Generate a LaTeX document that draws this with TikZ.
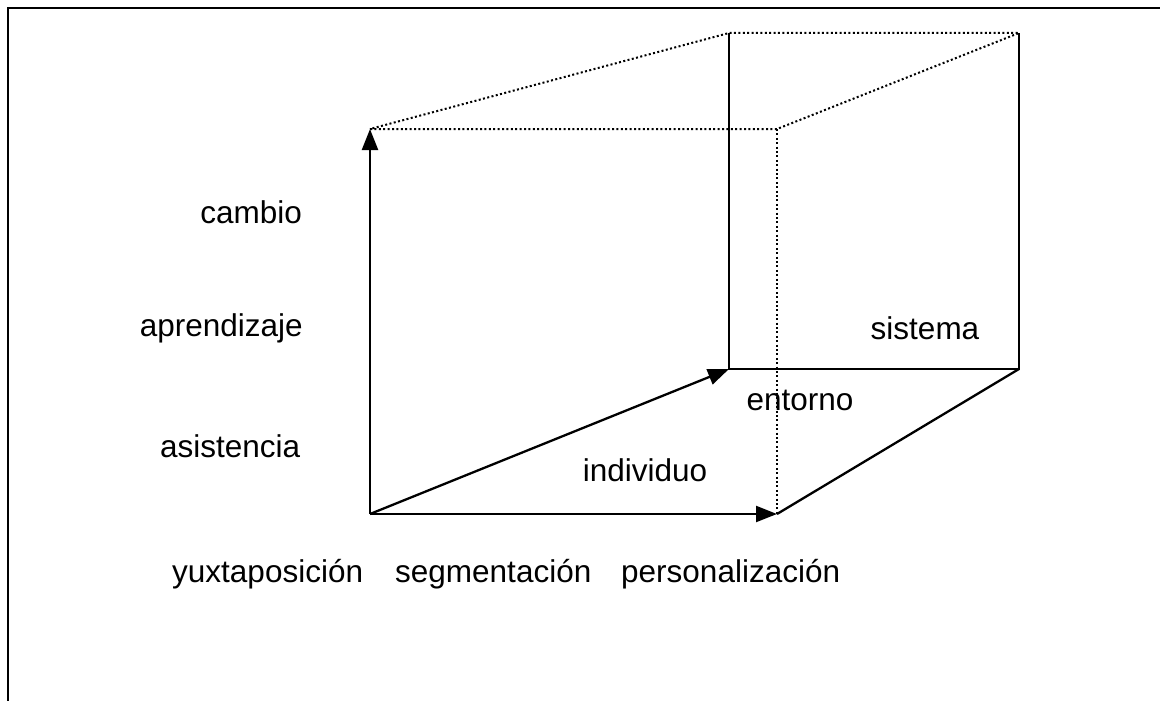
\documentclass[tikz,border=0pt]{standalone}
\usepackage{fontspec}
\setmainfont{Liberation Sans}
\usetikzlibrary{arrows.meta}
\begin{document}
\begin{tikzpicture}[x=1pt,y=-1pt,
  solidline/.style={line width=2.3pt},
  dotline/.style={line width=2pt, dash pattern=on 2pt off 2.4pt},
  arr/.style={solidline,-{Triangle[length=21pt,width=16pt]}},
  lbl/.style={font=\fontsize{31.5}{36}\selectfont, inner sep=0pt},
  framel/.style={line width=2.4pt}]
\useasboundingbox (0,0) rectangle (1160,701);
% frame (top and left only)
\coordinate (ftl) at (8,8);
\coordinate (ftr) at (1160,8);
\coordinate (fbl) at (8,701);
\draw[framel] (ftr) -- (ftl) -- (fbl);
% cube corners
\coordinate (O) at (370,514);
\coordinate (A) at (370,129);
\coordinate (B) at (777,514);
\coordinate (C) at (729,369);
\coordinate (D) at (777,129);
\coordinate (E) at (729,33);
\coordinate (F) at (1019,33);
\coordinate (G) at (1019,369);
% arrows
\draw[arr] (O) -- (A);
\draw[arr] (O) -- (B);
\draw[arr] (O) -- (C);
% solid edges
\draw[solidline] (E) -- (C) -- (G) -- (F);
\draw[solidline] (B) -- (G);
% dotted edges
\draw[dotline] (A) -- (D) -- (F) -- (E) -- (A);
\draw[dotline] (D) -- (B);
% labels
\node[lbl, anchor=east] (cambio) at (302,212) {cambio};
\node[lbl, anchor=east] (aprend) at (303,328) {aprendizaje};
\node[lbl, anchor=west] (asist) at (160,446) {asistencia};
\node[lbl, anchor=west] (yuxt) at (172,574) {yuxtaposición};
\node[lbl, anchor=west] (segm) at (395,574) {segmentación};
\node[lbl, anchor=west] (pers) at (621,574) {personalización};
\node[lbl] (indiv) at (645,470) {individuo};
\node[lbl] (entorno) at (800,400) {entorno};
\node[lbl] (sistema) at (925,328) {sistema};
\end{tikzpicture}
\end{document}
________________________
◆ Aim of the exercise: Omit the pictures and give the material again, exactly and in full.

◆ Result of the task:
Generate a LaTeX document that draws this with TikZ.
\documentclass[tikz,border=0pt]{standalone}
\usepackage{fontspec}
\setmainfont{Liberation Sans}
\usetikzlibrary{arrows.meta}
\begin{document}
\begin{tikzpicture}[x=1pt,y=-1pt,
  solidline/.style={line width=2.3pt},
  dotline/.style={line width=2pt, dash pattern=on 2pt off 2.4pt},
  arr/.style={solidline,-{Triangle[length=21pt,width=16pt]}},
  lbl/.style={font=\fontsize{31.5}{36}\selectfont, inner sep=0pt},
  framel/.style={line width=2.4pt}]
\useasboundingbox (0,0) rectangle (1160,701);
% frame (top and left only)
\coordinate (ftl) at (8,8);
\coordinate (ftr) at (1160,8);
\coordinate (fbl) at (8,701);
\draw[framel] (ftr) -- (ftl) -- (fbl);
% cube corners
\coordinate (O) at (370,514);
\coordinate (A) at (370,129);
\coordinate (B) at (777,514);
\coordinate (C) at (729,369);
\coordinate (D) at (777,129);
\coordinate (E) at (729,33);
\coordinate (F) at (1019,33);
\coordinate (G) at (1019,369);
% arrows
\draw[arr] (O) -- (A);
\draw[arr] (O) -- (B);
\draw[arr] (O) -- (C);
% solid edges
\draw[solidline] (E) -- (C) -- (G) -- (F);
\draw[solidline] (B) -- (G);
% dotted edges
\draw[dotline] (A) -- (D) -- (F) -- (E) -- (A);
\draw[dotline] (D) -- (B);
% labels
\node[lbl, anchor=east] (cambio) at (302,212) {cambio};
\node[lbl, anchor=east] (aprend) at (303,328) {aprendizaje};
\node[lbl, anchor=west] (asist) at (160,446) {asistencia};
\node[lbl, anchor=west] (yuxt) at (172,574) {yuxtaposición};
\node[lbl, anchor=west] (segm) at (395,574) {segmentación};
\node[lbl, anchor=west] (pers) at (621,574) {personalización};
\node[lbl] (indiv) at (645,470) {individuo};
\node[lbl] (entorno) at (800,400) {entorno};
\node[lbl] (sistema) at (925,328) {sistema};
\end{tikzpicture}
\end{document}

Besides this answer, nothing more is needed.